Question

f(x)=ax^3+bx^2+cx+d (a,b,c,d constant) and
f(x)= (1/a)(x^2+(1/b)x+c) (a,b,c constant)
How do you find f '(x)?

The answer to the first one is: 12x(3x^2+1) but I don't know how to get there. Can someone help please?

Answer 1

\[f(x)=ax^3+bx^2+cx+d\]
Differentiate term by term, using the power rule for each term with an x, and the constant rule for d:
\[f'(x)=3ax^{3-1}+2bx^{2-1}+cx^{1-1}+\frac{d}{dx}d\\
f'(x)=3ax^{2}+2bx^{1}+cx^{0}+0\\
f'(x)=3ax^{2}+2bx+c\]
For the second function:
\[f(x)=\frac{1}{a}\left(x^2+\frac{1}{b}x+c\right)\]
Go ahead and distribute the coefficients, then differentiate term by term like in the first function:
\[f(x)=\frac{1}{a}x^2+\frac{1}{ab}x+\frac{c}{a}\\
f'(x)=\frac{2}{a}x^{2-1}+\frac{1}{ab}x^{1-1}+\frac{d}{dx}\frac{c}{a}\\
f'(x)=\frac{2}{a}x^{1}+\frac{1}{ab}x^{0}+0\\
f'(x)=\frac{2}{a}x+\frac{1}{ab}\]
I'm not sure how the answer for the first is supposed to be \(12x\left(3x^2+1\right)\), since you're not given any information about the constants \(a,b,c,d\).
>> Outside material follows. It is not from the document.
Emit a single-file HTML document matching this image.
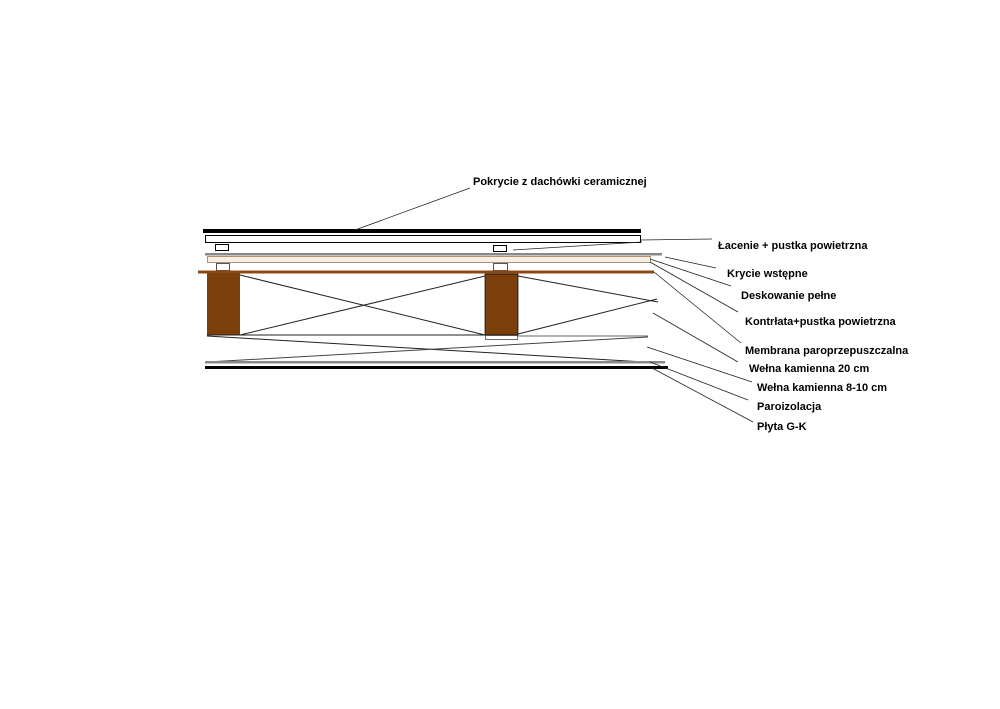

At first, I thought that maybe the two given functions are the same, but that's not possible, since
\[ax^3+bx^2+cx+d\not= \frac{1}{a}\left(x^2+\frac{1}{b}x+c\right)\]
because the left side is a cubic and the right side is a quadratic.